Gottes Urteile sind gerecht, weil er die Menschen bis in ihr tiefstes Inneres kennt. Vor menschlichen Richtern kann manches verborgen bleiben. Gott aber weiß alles. Er ist unbestechlich, weil er selbst keinen Vorteil hat aus den Gaben, die Menschen ihm darbringen. Auch die Freundschaft mit Mächtigen vermehrt seine Größe nicht. Gott ist groß, auch wenn er nur der Gott der armen und einfachen Menschen ist.

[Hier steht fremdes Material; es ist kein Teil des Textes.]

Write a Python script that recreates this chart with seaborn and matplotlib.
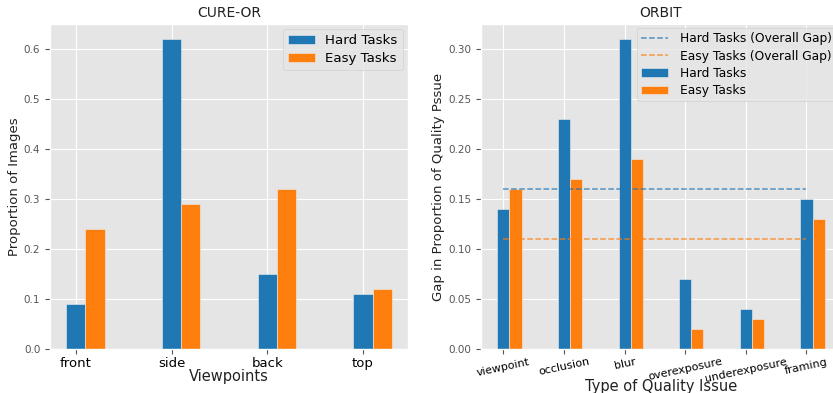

Geben wir uns vertrauensvoll in seine Hände.

Barmherziger Gott, Richter der Welt,
du bist unbestechlich in deinem Maßstab,
doch voller Erbarmen in deinem Urteil.
Vergib uns,
dass wir aus Sorge um unseren Vorteil
das Unrecht oft nicht klar benennen,
und nicht so handeln, wie du es uns lehrst.
Wir nutzen unsere Möglichkeiten zu wenig,
um etwas zu ändern an unserem Leben
und an den Verhältnissen dieser Welt.
Gib, dass uns nicht die Macht blendet,
sondern dass wir für die Freiheit eintreten
und gegen Not und Unterdrückung kämpfen.
Gott, dir können wir nichts vormachen.
Sende dein Licht und deine Wahrheit,
dass sie uns leiten zu neuer Klarheit.
Schenke uns den Mut, ehrlich und
konsequent die Gerechtigkeit zu leben.